My friend Coke Roth had a right to be upset. In a few days' span, he had opened four spectacular wines from four of the Northwest's best wineries.
Well, they would have been spectacular if they hadn't been corked. Instead of pouring more than $200 in great wine down his throat, Coke wistfully poured them down the drain.
A wine is "corked" when it is tainted by TCA (2,4,6-trichloro anisole), the result of a compound that can occur when chlorine comes into contact with wood products, including cork tree bark. Chlorine is used to bleach cork bark. TCA also can occur in barrels and other wood products, though corks get most of the blame.
TCA can make a wine smell musty, like wet cardboard. If a wine has TCA, there's nothing left to do but stand over the sink, turn the bottle upside down and swear under your breath.
TCA taints a lot of wine. Too much. Some say 1 to 2 percent of wines are corked. Others who are more sensitive to TCA say up to 40 percent of wines may be tainted. Our tastings for Wine Press Northwest have shown about 7 to 10 percent.
For Thanksgiving, I served a 1994 Leonetti cab. It was a special wine to enjoy with family. Instead of looking forward to the opportunity to share a great wine, I worried for weeks that it might be corked. Thankfully, it wasn't, but if it had been, it certainly wouldn't have been Leonetti owner/winemaker Gary Figgins' fault. He grows and buys great grapes, buys expensive oak barrels and crafts the wine into one of the world's greatest. But all his efforts come down to relying on a 50-cent cork, a product that has been used as a wine bottle stopper since at least the 17th century. It's viewed as a nearly perfect closure because it is a natural product — the bark of a tree generally found in Portugal — that keeps in wine, keeps out air and compresses to fit into the neck of a bottle then expands to make a tight seal.
Eliminating corked wine is as simple as it is complex. The simple answer is the wine industry must find a bottle closure that isn't tainted by TCA. The complex answer is finding that perfect closure and gaining general acceptance.
Coke and I went in search of the answer and spoke at length with Mark Bassel, vice president of APM, a Montreal company that sells natural corks, synthetic corks, screw caps, crown caps, bottles, capsules and anything else that surrounds wine.
First, we looked at natural corks. Though washing techniques have gotten better, Mark said, the problem of TCA remains. Some companies have experimented with microwaving corks to try to kill any hidden molds, but Mark said there is an issue with maintaining moisture in cork to keep its flexibility and expandability.
We then looked at synthetic corks, such as Supreme Corq made in the Northwest. APM sells a similar product, and Mark sees an advantage to synthetics because they do what a natural cork does: keep wine in and air out. He thinks synthetics' greatest use is in young, fruity wines that will be consumed in less than three years. He said tiny bubbles within synthetic corks can implode, and the cork can begin to shrink. Others don't share this concern, but synthetic corks haven't been around for enough years for extensive long-term tests.

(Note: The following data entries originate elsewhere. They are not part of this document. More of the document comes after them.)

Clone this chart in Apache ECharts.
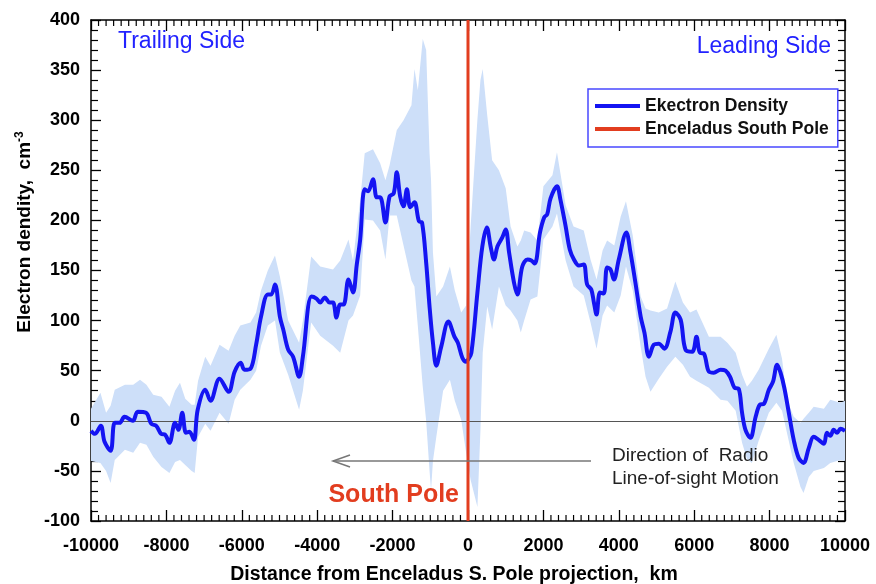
<!DOCTYPE html>
<html><head><meta charset="utf-8">
<script src="https://cdn.jsdelivr.net/npm/echarts@6/dist/echarts.min.js"></script>
<style>html,body{margin:0;padding:0;background:#fff}#c{width:876px;height:584px}</style>
</head><body><div id="c"></div>
<script>
// Mean electron density (km, cm^-3)
const meanX = [-10000,-9900,-9740,-9640,-9480,-9370,-9240,-9110,-8890,-8760,
 -8540,-8400,-8270,-8140,-8030,-7920,-7770,-7680,-7580,-7480,
 -7390,-7270,-7170,-6970,-6830,-6590,-6350,-6190,-6030,-5930,
 -5770,-5620,-5490,-5310,-5220,-5120,-4990,-4900,-4770,-4640,
 -4480,-4380,-4150,-4020,-3920,-3800,-3670,-3580,-3490,-3390,
 -3300,-3170,-3050,-2950,-2860,-2740,-2650,-2520,-2420,-2330,
 -2190,-2080,-1970,-1890,-1800,-1710,-1620,-1530,-1420,-1300,
 -1220,-1110,-1020,-930,-840,-710,-520,-360,-270,-150,
 -50,0,90,250,380,500,600,690,780,910,
 1000,1090,1220,1310,1440,1580,1680,1770,1910,2020,
 2100,2190,2360,2450,2590,2700,2810,2940,3070,3160,
 3270,3340,3410,3500,3600,3690,3780,3870,4000,4200,
 4310,4440,4580,4680,4800,4930,5060,5210,5370,5500,
 5640,5770,5950,6060,6150,6260,6390,6520,6700,6830,
 6950,7070,7180,7270,7360,7490,7630,7740,7850,7980,
 8090,8200,8290,8390,8510,8640,8770,8900,9040,9170,
 9300,9440,9520,9610,9700,9790,9880,10000];
const meanY = [-10,-13,-5,-21,-30,-2,-2,4,0,9,
 8,-3,-5,-13,-14,-22,-2,-9,8,-12,
 -11,-19,11,31,20,42,29,49,58,51,
 52,76,104,126,126,136,104,91,71,64,
 44,64,124,122,118,123,118,118,103,116,
 116,141,128,156,181,231,229,241,223,223,
 198,224,227,248,224,214,231,213,218,199,
 198,158,114,78,55,74,99,84,78,63,
 59,61,68,128,174,193,174,161,174,183,
 191,168,138,126,154,161,160,157,188,203,
 206,222,234,221,194,171,161,155,156,136,
 131,118,106,128,127,153,151,141,161,188,
 168,138,104,88,64,76,77,72,89,108,
 101,71,69,84,68,67,49,48,51,50,
 44,33,32,8,-9,-17,4,16,17,31,
 39,56,48,33,8,-19,-37,-42,-27,-16,
 -19,-23,-12,-15,-9,-12,-8,-10];

// Uncertainty band
const bandX = [-10000,-9750,-9600,-9480,-9370,-9100,-8880,-8700,-8530,-8350,
 -8130,-7920,-7770,-7640,-7500,-7330,-7250,-7160,-6970,-6830,
 -6590,-6350,-6190,-6040,-5770,-5620,-5490,-5310,-5120,-4990,
 -4770,-4480,-4380,-4160,-3920,-3580,-3390,-3170,-3050,-2860,
 -2740,-2520,-2330,-2190,-2080,-1890,-1710,-1500,-1420,-1330,
 -1200,-1110,-1020,-980,-930,-840,-660,-480,-350,-180,
 -50,70,250,330,390,510,640,820,1000,1130,
 1310,1400,1490,1660,1840,2000,2240,2360,2590,2800,
 3070,3250,3410,3570,3690,3880,4050,4190,4370,4580,
 4710,4840,5060,5280,5500,5700,5890,6060,6390,6700,
 6880,7100,7270,7400,7530,7710,7980,8180,8330,8460,
 8640,8820,8900,9040,9170,9440,9610,9880,10000];
const bandUpper = [12,28,8,15,31,36,36,41,36,26,
 24,14,30,38,22,16,16,40,64,55,
 76,70,85,95,98,108,130,150,165,144,
 100,78,100,164,154,151,160,181,160,220,
 267,271,257,240,255,290,300,315,351,330,
 381,370,267,240,168,124,134,154,130,108,
 115,194,301,340,351,305,260,250,232,194,
 174,180,190,188,180,234,245,268,215,194,
 190,161,141,170,180,175,204,219,185,124,
 112,110,108,112,139,118,108,111,84,84,
 78,68,46,34,40,51,72,86,62,21,
 4,-2,2,8,14,12,21,18,20];
const bandLower = [-40,-42,-50,-62,-39,-29,-32,-22,-24,-36,
 -46,-52,-41,-39,-44,-50,-52,-16,-3,-10,
 8,-3,21,31,41,50,75,95,100,68,
 46,11,30,98,85,75,68,100,105,125,
 201,200,190,161,205,205,175,140,134,94,
 34,0,-50,-69,-40,-16,30,41,20,1,
 -32,-59,-86,-10,68,114,91,134,115,110,
 100,88,100,121,124,181,194,207,160,134,
 125,98,72,105,115,108,125,154,130,74,
 44,29,42,54,64,56,44,40,33,21,
 20,10,-22,-38,-42,-20,8,18,10,-12,
 -42,-66,-72,-56,-50,-47,-42,-39,-40];

const poleX = [0, 0];
const poleY = [-100, 400];

const X_MIN = -10000, X_MAX = 10000, X_STEP = 2000, X_MINOR_STEP = 200;
const Y_MIN = -100, Y_MAX = 400, Y_STEP = 50;

// minor x tick positions (between the labelled ticks)
const xMinorTicks = [];
for (let v = X_MIN + X_MINOR_STEP; v < X_MAX; v += X_MINOR_STEP) {
  if (v % X_STEP !== 0) xMinorTicks.push(v);
}

const FONT = '"Liberation Sans", Arial, sans-serif';
const chart = echarts.init(document.getElementById('c'));

const plain = v => String(v);
const xAxisBase = {
  type: 'value', min: X_MIN, max: X_MAX, interval: X_STEP,
  axisLine: { show: true, onZero: false, lineStyle: { color: '#000', width: 1.5 } },
  axisTick: { show: true, inside: true, length: 11, lineStyle: { color: '#000', width: 1.3 } },
  splitLine: { show: false }
};
const yAxisBase = {
  type: 'value', min: Y_MIN, max: Y_MAX, interval: Y_STEP,
  axisLine: { show: true, onZero: false, lineStyle: { color: '#000', width: 1.5 } },
  axisTick: { show: true, inside: true, length: 10, lineStyle: { color: '#000', width: 1.3 } },
  minorTick: { show: true, splitNumber: 5, length: 7, lineStyle: { color: '#000', width: 1.2 } },
  splitLine: { show: false }, minorSplitLine: { show: false }
};

function renderBand(params, api) {
  if (params.dataIndex !== 0) return null;
  const pts = [];
  for (let i = 0; i < bandX.length; i++) pts.push(api.coord([bandX[i], bandUpper[i]]));
  for (let i = bandX.length - 1; i >= 0; i--) pts.push(api.coord([bandX[i], bandLower[i]]));
  return { type: 'polygon', shape: { points: pts }, style: { fill: '#cddff9', stroke: null } };
}

function renderMinorX(params, api) {
  const b = api.coord([api.value(0), Y_MIN]);
  const t = api.coord([api.value(0), Y_MAX]);
  const st = { stroke: '#000', lineWidth: 1.2 };
  return { type: 'group', children: [
    { type: 'line', shape: { x1: b[0], y1: b[1], x2: b[0], y2: b[1] - 6 }, style: st },
    { type: 'line', shape: { x1: t[0], y1: t[1], x2: t[0], y2: t[1] + 6 }, style: st }
  ] };
}

chart.setOption({
  animation: false,
  backgroundColor: '#fff',
  grid: { left: 91, right: 31, top: 20, bottom: 63, outerBoundsMode: 'none', containLabel: false },
  xAxis: [
    Object.assign({}, xAxisBase, {
      position: 'bottom',
      name: 'Distance from Enceladus S. Pole projection,  km',
      nameLocation: 'middle', nameGap: 44,
      nameTextStyle: { fontFamily: FONT, fontWeight: 'bold', fontSize: 19.5, color: '#000', padding: [0, 28, 0, 0] },
      axisLabel: { fontFamily: FONT, fontWeight: 'bold', fontSize: 18, color: '#000', margin: 16, formatter: plain }
    }),
    Object.assign({}, xAxisBase, { position: 'top', axisLabel: { show: false } })
  ],
  yAxis: [
    Object.assign({}, yAxisBase, {
      position: 'left',
      axisLabel: { fontFamily: FONT, fontWeight: 'bold', fontSize: 18, color: '#000', margin: 11, formatter: plain }
    }),
    Object.assign({}, yAxisBase, { position: 'right', axisLabel: { show: false } })
  ],
  legend: {
    data: ['Ekectron Density', 'Enceladus South Pole'],
    orient: 'vertical', left: 588, top: 89,
    padding: [8, 9, 9, 7], itemGap: 5,
    itemWidth: 45, itemHeight: 4, icon: 'rect',
    backgroundColor: '#fff', borderColor: '#4848ff', borderWidth: 1.5,
    textStyle: { fontFamily: FONT, fontWeight: 'bold', fontSize: 17.5, color: '#111', lineHeight: 18 }
  },
  series: [
    {
      name: 'band', type: 'custom', renderItem: renderBand,
      data: bandX.map((x, i) => [x, bandLower[i], bandUpper[i]]),
      encode: { x: 0, y: [1, 2] }, silent: true, z: 1, clip: true
    },
    {
      name: 'minorTicksX', type: 'custom', renderItem: renderMinorX,
      data: xMinorTicks.map(v => [v]), encode: { x: 0 }, silent: true, z: 5, clip: false
    },
    {
      name: 'Ekectron Density', type: 'line',
      data: meanX.map((x, i) => [x, meanY[i]]),
      symbol: 'none', smooth: 0.35,
      lineStyle: { color: '#1414f2', width: 4 }, itemStyle: { color: '#1414f2' },
      z: 3,
      markLine: {
        silent: true, symbol: 'none', label: { show: false },
        lineStyle: { color: '#555', width: 1.2, type: 'solid' },
        data: [{ yAxis: 0 }],
        z: 2
      }
    },
    {
      name: 'Enceladus South Pole', type: 'line',
      data: poleX.map((x, i) => [x, poleY[i]]),
      symbol: 'none', lineStyle: { color: '#e23d1f', width: 3 }, itemStyle: { color: '#e23d1f' },
      z: 4
    }
  ],
  graphic: [
    { type: 'text', x: 25, y: 232, rotation: Math.PI / 2, z: 100,
      style: { text: '{a|Electron dendity,  cm}{b|-3}', align: 'center', verticalAlign: 'middle',
        rich: { a: { fontFamily: FONT, fontWeight: 'bold', fontSize: 19, fill: '#000', lineHeight: 22 },
                b: { fontFamily: FONT, fontWeight: 'bold', fontSize: 12, fill: '#000', verticalAlign: 'top', lineHeight: 22 } } } },
    { type: 'text', x: 118, y: 42, z: 100,
      style: { text: 'Trailing Side', fontFamily: FONT, fontSize: 23, fill: '#2222ff', align: 'left', verticalAlign: 'middle' } },
    { type: 'text', x: 831, y: 47, z: 100,
      style: { text: 'Leading Side', fontFamily: FONT, fontSize: 23, fill: '#2222ff', align: 'right', verticalAlign: 'middle' } },
    { type: 'text', x: 459, y: 495, z: 100,
      style: { text: 'South Pole', fontFamily: FONT, fontWeight: 'bold', fontSize: 25, fill: '#e23d1f', align: 'right', verticalAlign: 'middle' } },
    { type: 'text', x: 612, y: 456, z: 100,
      style: { text: 'Direction of  Radio', fontFamily: FONT, fontSize: 19, fill: '#222', align: 'left', verticalAlign: 'middle' } },
    { type: 'text', x: 612, y: 479, z: 100,
      style: { text: 'Line-of-sight Motion', fontFamily: FONT, fontSize: 19, fill: '#222', align: 'left', verticalAlign: 'middle' } },
    { type: 'polyline', shape: { points: [[591, 461], [333, 461]] }, style: { stroke: '#777', lineWidth: 1.5, fill: null }, z: 100 },
    { type: 'polyline', shape: { points: [[350, 455], [333, 461], [350, 467]] }, style: { stroke: '#777', lineWidth: 1.5, fill: null }, z: 100 }
  ]
});
</script>
</body></html>
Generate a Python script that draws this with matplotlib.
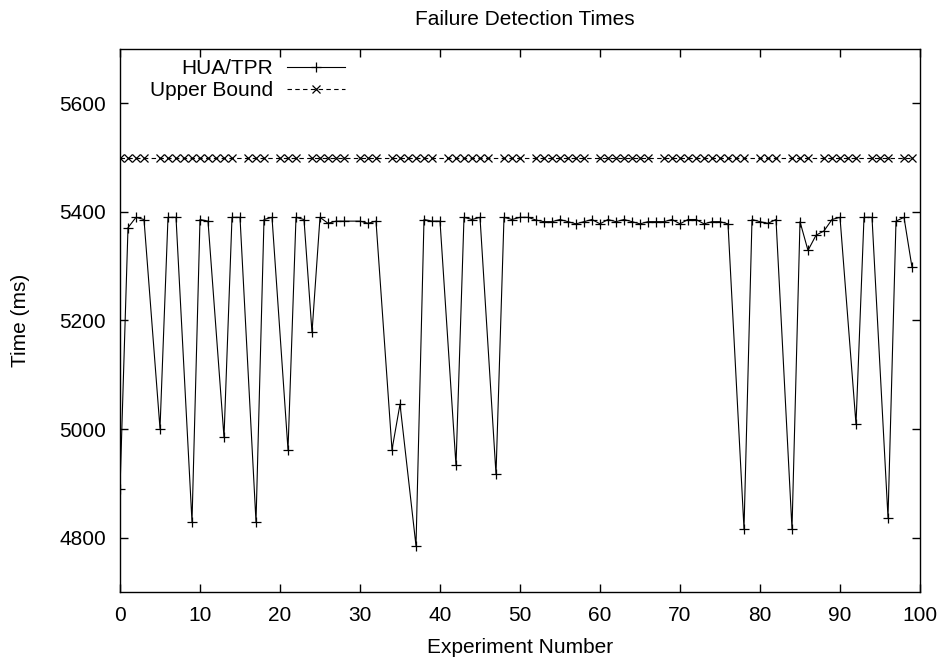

Crown caps, which are used to hold in beer, aren't an option, Bassel said, because they aren't dependable.
Which brings us to a fourth — and many think best — solution for keeping wine away from air: screw caps, known in the industry as stelcaps.
"They're the perfect closure," Mark told us.
Others would agree. Stelcaps keep wine secure and free of TCA resulting from corks, and they are inexpensive. Their major disadvantages include the proper machinery to install them and public acceptance.
Mark says the device to install stelcaps is neither big nor expensive and can be put into wineries' current bottling line operations. They are precise, sophisticated machines. A smaller winery that makes only a few thousand cases of wine annually probably wouldn't want to dive into stelcaps until there is industry acceptance, Mark said. But larger operations could quickly put them into use, save money and be absolutely, 100 percent sure they aren't sending out a single cork-tainted wine.
I'm not so sure public acceptance is a problem, either. Industry leaders and wine media think a stelcap will drum up images of cheap wine. I disagree. I don't think the public cares about what's on top of a bottle as much as what's in it. Corks are a barrier between new wine drinkers and wine because they're difficult to pull out. Using a stelcap makes the wine accessible.
A winery the size of Chateau Ste. Michelle or Hogue Cellars will have to make the first move. Once they use stelcaps and lead the way for others, we'll all begin to stop screwing around with TCA.